Removing children from their parents doesn’t just happen at the border
The U.S. Customs and Border Protection agency has now ended its policy of separating minors from their parents at the border; that’s a move that a majority of Americans — even those who want stronger border security — support.
That’s because Americans are seemingly united in the belief that there is an innate sanctity to the nuclear family; the bonds between parents and children cannot be replicated — and should only be severed in the most severe of circumstances.
While the outrage persists over family separations at the border, the government is still separating families here at home. More than 250,000 American children are removed from their homes and their parents each year by the child welfare system.
Some of these separations are truly necessary. But the grounds for removal are not always clear-cut. Of all American children within the foster care system, more than 70 percent were removed due to neglect.
In some cases a neglect finding may indicate substantial harm to a child, but more often it simply indicates underlying issues like poverty, substance abuse, or untreated mental illness. Symptoms associated with poverty, like inadequate housing or insufficient child care, are too often conflated with maltreatment.
In 2017, 10 percent of children were removed for inadequate housing, a number comparable or exceeding removal rates for physical or sexual abuse respectively. In fact, since 2009, removals based on inadequate housing having been steadily increasing.
According to Emma Ketteringham, managing director of the family defense practice at Bronx Defenders in New York, Child Protective Services (CPS) “has not been equipped to address the daily manifestations of economic and racial inequality. Instead, it is designed to treat structural failings as the personal flaws of low-income parents.”
And minority children are more often the victims of this overzealousness. The Director of Allegheny County’s Office of Data Analysis, Research and Evaluation in Pittsburgh, Pa., admitted the department’s case review process “definitely oversample the poor.” And nationally, African-American children are represented in foster care at 1.8 times their rate in the general population.
According to the Child Welfare Information Gateway, this disproportionality may exist because of high rates of poverty, geographic location, or racial bias and discrimination. Many families in poverty have more engagement with social service systems, like housing assistance, which can increase visibility bias.
In the same way many Americans oppose separating migrant children from their families at the border, we must also oppose a child protective system that is overly adversarial in its approach toward struggling parents. Removing children from their families for anything less than imminent danger is nothing more than punishment for the crime of being poor.
Removing children from their parents is not an inconsequential protective measure. Developments in scientific research have increased awareness that removals, or family separation, are traumatic and children do better with their biological parents.
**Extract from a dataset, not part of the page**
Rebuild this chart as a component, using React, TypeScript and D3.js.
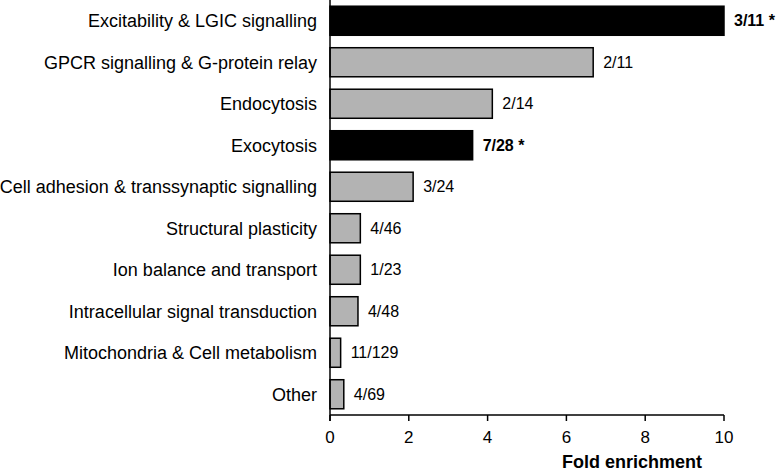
import React from "react";
import * as d3 from "d3";

const categories = [
  "Excitability & LGIC signalling",
  "GPCR signalling & G-protein relay",
  "Endocytosis",
  "Exocytosis",
  "Cell adhesion & transsynaptic signalling",
  "Structural plasticity",
  "Ion balance and transport",
  "Intracellular signal transduction",
  "Mitochondria & Cell metabolism",
  "Other",
];
const foldEnrichment = [10.0, 6.68, 4.12, 3.62, 2.11, 0.77, 0.77, 0.71, 0.27, 0.35];
const countLabels = ["3/11 *", "2/11", "2/14", "7/28 *", "3/24", "4/46", "1/23", "4/48", "11/129", "4/69"];
const significant = [true, false, false, true, false, false, false, false, false, false];
const xTicks = [0, 2, 4, 6, 8, 10];
const xTitle = "Fold enrichment";

export default function App() {
  const W = 777;
  const H = 472;
  const x = d3.scaleLinear().domain([0, 10]).range([330, 724]);
  const y = d3
    .scaleBand<string>()
    .domain(categories)
    .range([0, 415])
    .paddingInner(0.3)
    .paddingOuter(0.15);
  const font = "Arial, 'Liberation Sans', Helvetica, sans-serif";
  const axisY = 415;

  return (
    <svg
      width={W}
      height={H}
      style={{ position: "absolute", left: 0, top: 0, background: "#fff" }}
      fontFamily={font}
    >
      {categories.map((c, i) => {
        const yy = y(c)!;
        const bw = y.bandwidth();
        return (
          <g key={c}>
            <rect
              x={x(0)}
              y={yy}
              width={x(foldEnrichment[i]) - x(0)}
              height={bw}
              fill={significant[i] ? "#000" : "#b3b3b3"}
              stroke="#000"
              strokeWidth={1.5}
            />
            <text
              x={x(0) - 13}
              y={yy + bw / 2}
              dy="0.35em"
              textAnchor="end"
              fontSize={18}
              fill="#000"
            >
              {c}
            </text>
            <text
              x={x(foldEnrichment[i]) + 10}
              y={yy + bw / 2}
              dy="0.35em"
              textAnchor="start"
              fontSize={16}
              fontWeight={significant[i] ? "bold" : "normal"}
              fill="#000"
            >
              {countLabels[i]}
            </text>
          </g>
        );
      })}
      {/* y axis line */}
      <line x1={x(0)} x2={x(0)} y1={0} y2={axisY + 6} stroke="#000" strokeWidth={1.5} />
      {/* x axis line */}
      <line x1={x(0)} x2={x(10)} y1={axisY} y2={axisY} stroke="#000" strokeWidth={1.5} />
      {xTicks.map((t) => (
        <g key={t}>
          <line x1={x(t)} x2={x(t)} y1={axisY} y2={axisY + 6} stroke="#000" strokeWidth={1.5} />
          <text x={x(t)} y={443} textAnchor="middle" fontSize={17} fill="#000">
            {t}
          </text>
        </g>
      ))}
      <text x={632} y={468} textAnchor="middle" fontSize={18} fontWeight="bold" fill="#000">
        {xTitle}
      </text>
    </svg>
  );
}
According to Joseph Doyle, professor and researcher at MIT, children tend to have better outcomes — including future employment, staying in school, and not becoming teen mothers — when they remain at home.
When children are removed from their parents, they can suffer psychological and physical effects from disrupted attachment to their biological parents, from the emotional disruption of being away from home, and from the difficult transition to foster care. The sense of loss from being separated from a parent can stunt development and lead to behavioral problems. Removals can cause feelings of instability, loss of control, and fear. For parents, removal of a child can exacerbate mental illness and cause mental distress.
In theory, even Child Protective Services (CPS) acknowledges that children should remain with their parents outside of immediate risk of harm, stating the agency goal is to keep children in the home whenever possible.
As we begin to more fully understand the critical need for family unity, the urgency and righteous anger about unnecessary separations of families at the border must extend to all families, including those in our states.
Charissa Huntzinger is a policy analyst for the Center for Families and Children at the Texas Public Policy Foundation.